Looking ahead, two interrelated challenges confront energy markets: decarbonizing Europe's economy and reinforcing energy market resilience. By 2050, Europe aims for net-zero emissions, with significant targets set for 2030 and soon for 2040. The legislative process for achieving these climate goals is nearly complete, with a major task being the transposition of European legislation in national law and its implementation. The EU has a well advanced carbon market, but for many transformative investments the carbon price level and potential volatility do not yet provide enough incentives to invest. Carbon Border Adjustment Mechanism (CBAM) in support of just transition is still to be implemented. The 'Fit for 55' legislative package introduces additional regulations and targets, necessitating consistent and transparent planning. National Energy and Climate Plans (NECPs) are crucial for EU Member States to align with European objectives. However, the current drafts of these plans reveal significant gaps in policy detail, transparency, and consistency. Decisions on infrastructure, such as new electricity transmission lines, hydrogen transport and storage, biomethane injection in grids, and CO₂ transport and storage, will profoundly impact energy markets.  

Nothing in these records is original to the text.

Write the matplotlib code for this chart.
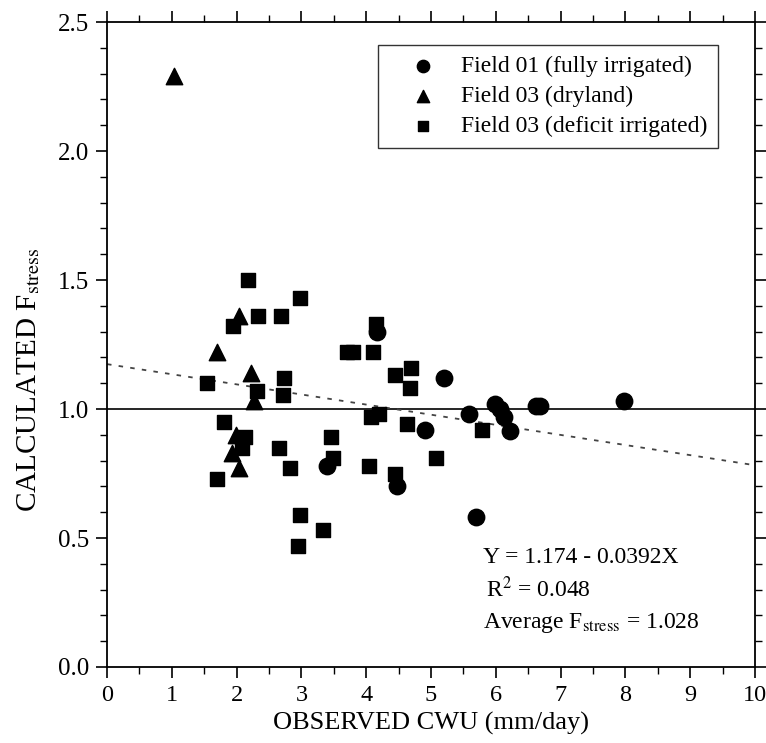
import matplotlib
matplotlib.use("Agg")
import matplotlib.pyplot as plt
from matplotlib.ticker import MultipleLocator

plt.rcParams['font.family'] = ['Liberation Serif', 'DejaVu Serif']
plt.rcParams['mathtext.fontset'] = 'stix'

# Field 01 (fully irrigated)
f01_x = [4.17, 5.20, 5.59, 5.99, 6.06, 6.13, 6.22, 6.62, 6.68, 7.98, 4.91, 3.40, 4.47, 5.69]
f01_y = [1.30, 1.12, 0.98, 1.02, 1.00, 0.97, 0.915, 1.01, 1.01, 1.03, 0.92, 0.78, 0.70, 0.58]

# Field 03 (dryland)
dry_x = [1.03, 1.70, 2.04, 2.22, 2.27, 1.99, 1.93, 2.04]
dry_y = [2.29, 1.22, 1.36, 1.14, 1.03, 0.90, 0.83, 0.77]

# Field 03 (deficit irrigated)
def_x = [2.18, 2.98, 2.33, 2.69, 1.95, 3.70, 3.80, 2.73, 1.54, 2.31, 2.72, 1.81,
         2.13, 2.08, 2.65, 3.46, 3.49, 2.82, 1.70, 2.98, 3.34, 2.95,
         4.15, 4.11, 4.69, 4.44, 4.68, 4.07, 4.20, 4.63, 5.79, 5.08, 4.05, 4.44]
def_y = [1.50, 1.43, 1.36, 1.36, 1.32, 1.22, 1.22, 1.12, 1.10, 1.07, 1.055, 0.95,
         0.89, 0.85, 0.85, 0.89, 0.81, 0.77, 0.73, 0.59, 0.53, 0.47,
         1.33, 1.22, 1.16, 1.13, 1.08, 0.97, 0.98, 0.94, 0.92, 0.81, 0.78, 0.75]

# regression
intercept = 1.174
slope = -0.0392
fit_x = [0, 10]

fig = plt.figure(figsize=(7.66, 7.43), dpi=100)
ax = fig.add_axes([0.1397, 0.1023, 0.846, 0.868])

ax.scatter(f01_x, f01_y, marker='o', s=140, color='black', label='Field 01 (fully irrigated)', zorder=3)
ax.scatter(dry_x, dry_y, marker='^', s=140, color='black', label='Field 03 (dryland)', zorder=3)
ax.scatter(def_x, def_y, marker='s', s=110, color='black', label='Field 03 (deficit irrigated)', zorder=3)

ax.axhline(1.0, color='black', lw=1.2, zorder=2)
ax.plot(fit_x, [intercept + slope * v for v in fit_x], color='#444444', lw=1.3,
        linestyle=(0, (2.5, 4)), zorder=2)

ax.set_xlim(0, 10)
ax.set_ylim(0, 2.5)
ax.xaxis.set_major_locator(MultipleLocator(1))
ax.xaxis.set_minor_locator(MultipleLocator(0.5))
ax.yaxis.set_major_locator(MultipleLocator(0.5))
ax.yaxis.set_minor_locator(MultipleLocator(0.1))
ax.yaxis.set_major_formatter(matplotlib.ticker.FormatStrFormatter('%.1f'))
ax.tick_params(which='both', direction='out', top=True, right=True)
ax.tick_params(which='major', length=8, width=1.2)
ax.tick_params(axis='x', which='major', labelsize=17.5, pad=5)
ax.tick_params(axis='y', which='major', labelsize=18, pad=5)
ax.tick_params(which='minor', length=5, width=1.0)
for s in ax.spines.values():
    s.set_linewidth(1.3)

ax.set_xlabel('OBSERVED CWU (mm/day)', fontsize=19, labelpad=4)
ax.set_ylabel('CALCULATED F$_{\\mathrm{stress}}$', fontsize=21)
ax.yaxis.set_label_coords(-0.10, 0.445)

leg = ax.legend(loc='upper right', bbox_to_anchor=(0.943, 0.964), borderaxespad=0,
                fontsize=17, frameon=True, fancybox=False, edgecolor='black',
                borderpad=0.45, handlelength=2.9, handletextpad=0.15,
                labelspacing=0.35, markerscale=0.75)
leg.get_frame().set_linewidth(1.0)

ax.text(5.8, 0.425, 'Y = 1.174 - 0.0392X', fontsize=17, ha='left', va='center')
ax.text(5.85, 0.30, 'R$^{2}$ = 0.048', fontsize=17, ha='left', va='center')
ax.text(5.8, 0.17, 'Average F$_{\\mathrm{stress}}$ = 1.028', fontsize=17, ha='left', va='center')

fig.savefig('out.png', dpi=100)
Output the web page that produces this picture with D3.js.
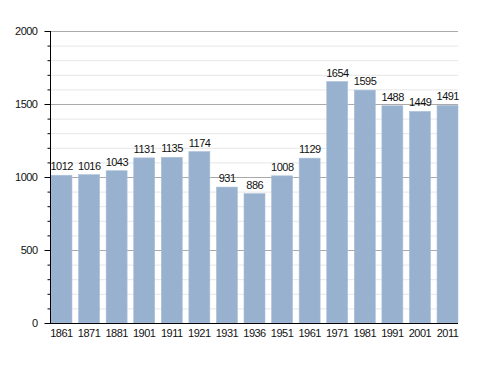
<!DOCTYPE html>
<html><head><meta charset="utf-8">
<script src="https://cdn.jsdelivr.net/npm/d3@7"></script>
<style>body{margin:0;background:#fff}svg{display:block}text{font-family:"Liberation Sans",Arial,sans-serif;font-size:11px;fill:#111;letter-spacing:-0.5px}</style>
</head><body><svg id="c" width="488" height="373"></svg>
<script>
const years = ["1861","1871","1881","1901","1911","1921","1931","1936","1951","1961","1971","1981","1991","2001","2011"];
const population = [1012,1016,1043,1131,1135,1174,931,886,1008,1129,1654,1595,1488,1449,1491];
const yTicks = [0,500,1000,1500,2000];
const minorTicks = d3.range(0,2001,100);

(function(){
const svg = d3.select("#c");
const pLeft = 50, pRight = 458, pTop = 31, pBottom = 323;
const x = d3.scaleBand().domain(years).range([51, 458]).paddingInner(0.24).paddingOuter(0);
const y = d3.scaleLinear().domain([0,2000]).range([pBottom, pTop]);

svg.append("g").selectAll("line").data(minorTicks.filter(v=>v%500!==0)).join("line")
  .attr("x1",pLeft).attr("x2",pRight).attr("y1",d=>y(d)+0.5).attr("y2",d=>y(d)+0.5)
  .attr("stroke","#e6e6e6").attr("stroke-width",1);
svg.append("g").selectAll("line").data(yTicks.filter(v=>v>0)).join("line")
  .attr("x1",pLeft).attr("x2",pRight).attr("y1",d=>y(d)+0.5).attr("y2",d=>y(d)+0.5)
  .attr("stroke","#aaaaaa").attr("stroke-width",1);

svg.append("g").selectAll("rect").data(population).join("rect")
  .attr("x",(d,i)=>x(years[i])).attr("width",x.bandwidth())
  .attr("y",d=>y(d)).attr("height",d=>pBottom-y(d))
  .attr("fill","#98b1cf").attr("stroke","#a9bfd9").attr("stroke-width",0.6);

svg.append("g").selectAll("text").data(population).join("text")
  .attr("x",(d,i)=>x(years[i])+x.bandwidth()/2+0.25).attr("y",d=>y(d)-5)
  .attr("text-anchor","middle").text(d=>d);

const ya = svg.append("g").attr("transform",`translate(${pLeft+0.5},0)`);
ya.call(d3.axisLeft(y).tickValues(yTicks).tickSize(6).tickPadding(7).tickFormat(d3.format("d")));
ya.selectAll(".domain").remove();
ya.append("g").selectAll("line").data(minorTicks.filter(v=>v%500!==0)).join("line")
  .attr("x1",-3).attr("x2",0).attr("y1",d=>y(d)+0.5).attr("y2",d=>y(d)+0.5).attr("stroke","#000");
ya.append("line").attr("x1",0).attr("x2",0).attr("y1",pTop).attr("y2",pBottom+0.5).attr("stroke","#000");
ya.selectAll("text").attr("font-size",11).attr("font-family","Liberation Sans, Arial, sans-serif").attr("fill","#111");

const xa = svg.append("g").attr("transform",`translate(0,${pBottom+0.5})`);
xa.call(d3.axisBottom(x).tickSize(0).tickPadding(6));
xa.select(".domain").attr("d",`M${pLeft},0H${pRight}`).attr("stroke","#000");
xa.selectAll("text").attr("font-size",11).attr("font-family","Liberation Sans, Arial, sans-serif").attr("fill","#111");
})();
</script></body></html>
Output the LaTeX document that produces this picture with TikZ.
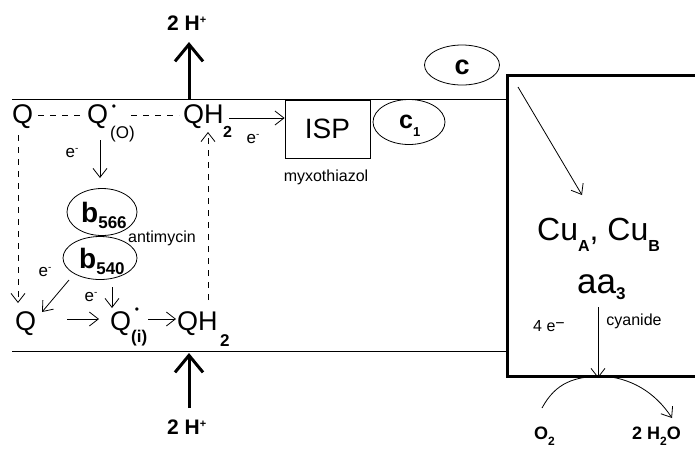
\documentclass[tikz,border=0pt]{standalone}
\usepackage{fontspec}
\setmainfont{Liberation Sans}
\usetikzlibrary{arrows.meta,shapes.geometric}
\newcommand{\fs}[1]{\fontsize{#1}{#1}\selectfont}
\begin{document}
\begin{tikzpicture}[x=1pt,y=-1pt,
  txt/.style={inner sep=0pt, anchor=base west, font=\fs{27}},
  subb/.style={inner sep=0pt, anchor=base west, font=\bfseries\fs{16}},
  subn/.style={inner sep=0pt, anchor=base west, font=\fs{17}},
  lab/.style={inner sep=0pt, font=\fs{16}},
  elab/.style={inner sep=0pt, font=\fs{17}},
  dotn/.style={inner sep=0pt, font=\fs{12}},
  bold/.style={inner sep=0pt, anchor=base west, font=\bfseries\fs{21}},
  ln/.style={line width=0.8pt},
  arr/.style={line width=0.8pt, -{Straight Barb[length=9pt,width=14pt,line width=0.8pt]}},
  dsh/.style={line width=0.8pt, dash pattern=on 6pt off 6pt},
  bigarr/.style={line width=3pt, -{Straight Barb[length=17pt,width=28pt,line width=3pt]}},
  ell/.style={draw, ellipse, line width=0.8pt, inner sep=0pt},
]
\useasboundingbox (0,0) rectangle (695,448);

% cytochrome oxidase box
\node[draw, line width=3pt, minimum width=220pt, minimum height=301pt, anchor=north west, inner sep=0pt] (box) at (506,74) {};

% membrane
\coordinate (tl) at (12,99);
\coordinate (bl) at (12,351);
\draw[ln] (tl) -- (tl -| box.west);
\draw[ln] (bl) -- (bl -| box.west);

% proton arrows
\node[bold] (hpt) at (167,30) {2 H\raisebox{7pt}{\fs{11}+}};
\node[bold] (hpb) at (167,434) {2 H\raisebox{7pt}{\fs{11}+}};
\coordinate (ut) at (189,99);
\coordinate (ub) at (189,408);
\draw[bigarr] (ut) -- (ut |- 0,42);
\draw[bigarr] (ub) -- (ub |- 0,353);

% top row Q pool
\node[txt] (Q1) at (12,123) {Q};
\node[txt] (Qo) at (87,123) {Q};
\node[dotn] (Qodot) at (114,108) {•};
\node[subn] (Qosub) at (110,138) {(O)};
\node[txt] (QHt) at (183,123) {QH};
\node[subb] (QHtsub) at (223,137) {2};

% bottom row
\node[txt] (Q2) at (15,330) {Q};
\node[txt] (Qi) at (110,330) {Q};
\node[dotn] (Qidot) at (137,311) {•};
\node[subb, font=\bfseries\fs{17}] (Qisub) at (131,342) {(i)};
\node[txt] (QHb) at (177,330) {QH};
\node[subb, font=\bfseries\fs{17}] (QHbsub) at (220,346) {2};

% dashed connections
\coordinate (d1a) at (38,115);
\coordinate (d1b) at (83,115);
\coordinate (d2a) at (131,115);
\coordinate (d2b) at (179,115);
\draw[dsh] (d1a) -- (d1b);
\draw[dsh] (d2a) -- (d2b);
\coordinate (dl) at (18,135);
\draw[dsh, -{Straight Barb[length=9pt,width=14pt,line width=0.8pt]}] (dl) -- (dl |- 0,303);
\coordinate (dr) at (208,300);
\draw[dsh, -{Straight Barb[length=9pt,width=14pt,line width=0.8pt]}] (dr) -- (dr |- 0,132);

% cytochrome b
\node[ell, minimum width=70pt, minimum height=47pt] (b566) at (102,212) {};
\node[inner sep=0pt, anchor=base west, font=\bfseries\fs{28}] (b566t) at (81,222) {b\raisebox{-6pt}{\fs{17}566}};
\node[ell, minimum width=74pt, minimum height=43pt] (b540) at (100,258) {};
\node[inner sep=0pt, anchor=base west, font=\bfseries\fs{28}] (b540t) at (79,268) {b\raisebox{-6pt}{\fs{17}540}};
\node[lab, anchor=west] (anti) at (128,238) {antimycin};

% electron arrows in Q cycle
\coordinate (qoa) at (100,140);
\draw[arr] (qoa) -- (qoa |- 0,178);
\node[elab] (e1) at (72,153) {e\raisebox{6pt}{\fs{10}-}};
\coordinate (dga) at (69,280);
\coordinate (dgb) at (42,312);
\draw[arr] (dga) -- (dgb);
\node[elab] (e2) at (45,272) {e\raisebox{6pt}{\fs{10}-}};
\coordinate (bia) at (112,287);
\draw[arr] (bia) -- (bia |- 0,308);
\node[elab] (e3) at (91,297) {e\raisebox{6pt}{\fs{10}-}};
\coordinate (h1a) at (67,319);
\coordinate (h1b) at (99,319);
\draw[arr] (h1a) -- (h1b);
\coordinate (h2a) at (148,319);
\coordinate (h2b) at (176,319);
\draw[arr] (h2a) -- (h2b);

% ISP, c1, c
\node[draw, line width=0.8pt, minimum width=85pt, minimum height=58pt, inner sep=0pt, font=\fs{28}] (ISP) at (327.5,129) {ISP};
\coordinate (ia) at (229,118);
\draw[arr] (ia) -- (ISP.west |- ia);
\node[elab] (e4) at (253,139) {e\raisebox{6pt}{\fs{10}-}};
\node[lab] (myx) at (326,177) {myxothiazol};
\node[ell, minimum width=72pt, minimum height=45pt] (c1) at (409,122) {};
\node[inner sep=0pt, anchor=base west, font=\bfseries\fs{25}] (c1t) at (399,128) {c\raisebox{-8pt}{\fs{13}1}};
\node[ell, minimum width=75pt, minimum height=40pt] (c) at (462,65) {};
\node[inner sep=0pt, font=\bfseries\fs{27}] (ct) at (462,67) {c};

% inside oxidase
\coordinate (ca) at (518,87);
\coordinate (cb) at (582,195);
\draw[arr] (ca) -- (cb);
\node[inner sep=0pt, anchor=base west, font=\fs{32}] (cu) at (537,240) {Cu\raisebox{-11pt}{\bfseries\fs{16}A}, Cu\raisebox{-11pt}{\bfseries\fs{16}B}};
\node[inner sep=0pt, anchor=base west, font=\fs{35}] (aa) at (577,293) {aa\raisebox{-6pt}{\bfseries\fs{17}3}};
\node[lab] (cyan) at (634,321) {cyanide};
\node[lab] (fe) at (549,326) {4 e\raisebox{3pt}{−}};
\coordinate (oa) at (598,307);
\draw[arr] (oa) -- (oa |- box.south);

% oxygen reduction
\node[inner sep=0pt, anchor=base west, font=\bfseries\fs{18}] (o2) at (534,439) {O\raisebox{-6pt}{\fs{12}2}};
\node[inner sep=0pt, anchor=base west, font=\bfseries\fs{18}] (h2o) at (632,439) {2 H\raisebox{-6pt}{\fs{12}2}O};
\draw[ln, -{Straight Barb[length=9pt,width=14pt,line width=0.8pt]}] (542,408) .. controls (556,382) and (575,377) .. (600,376) .. controls (630,377) and (655,392) .. (672,418);
\end{tikzpicture}
\end{document}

The transition's success will significantly depend on the state aid provided. While the foundational rules for applying such aid remain consistent across all Member States, differences in priorities and the scale of support will notably influence the energy market's operation. In the period of 2020-2021, Member States nearly doubled their expenditure on state aid compared to the 2015-2019 average, signalling a robust commitment to energy transition. However, this increase in spending introduces the risk of fragmenting the internal energy market, necessitating vigilant and coordinated actions at the community level to maintain market integrity. The disparities in financial commitment are already striking: in 2020, an average of 0.57% of the EU's GDP was allocated to supporting renewable energy sources, with one country investing nearly twice the average and ten others spending less than half. Although subsidies are essential for facilitating the transition, it is crucial to avoid a subsidy race that could undermine collective efforts. The proposed Net-Zero Industry Act seeks to enhance the regulatory landscape, offering predictable and long-term incentives for investments in zero-emission technologies. However, the final agreement by legislators on this act remains uncertain, underscoring the ongoing need for strategic dialogue and policy alignment. 

The physical protection of energy infrastructure is also an issue. Incidents like the Estonian-Finnish EstLink 2 cable failure and the Balticconnector pipeline damage highlight the importance of robust and secure energy infrastructure. Markets react to infrastructure failure, but they can neither protect nor repair it.  

Robust European energy markets are crucial for the transition towards carbon neutrality and for bolstering resilience against external shocks. Enhancing these markets through effective regulation and improved infrastructure is essential. Their performance during the 'gas crisis' exemplifies their value, and it is crucial to bolster Europe's confidence in these systems. The history of the EU's energy market is characterized by a gradual shift from national monopolies and a dependency on fossil fuels towards a more unified, competitive, and eco-friendly energy framework. This transformation mirrors wider changes in EU policy goals, moving from post-war reconstruction and economic amalgamation to tackling contemporary issues such as energy security, market efficiency, and the mitigation of climate change. As the EU navigates new energy challenges, including the shift to a low-carbon economy and the imperative to strengthen energy independence, its energy market is poised to evolve further in response to these dynamic global and regional pressures.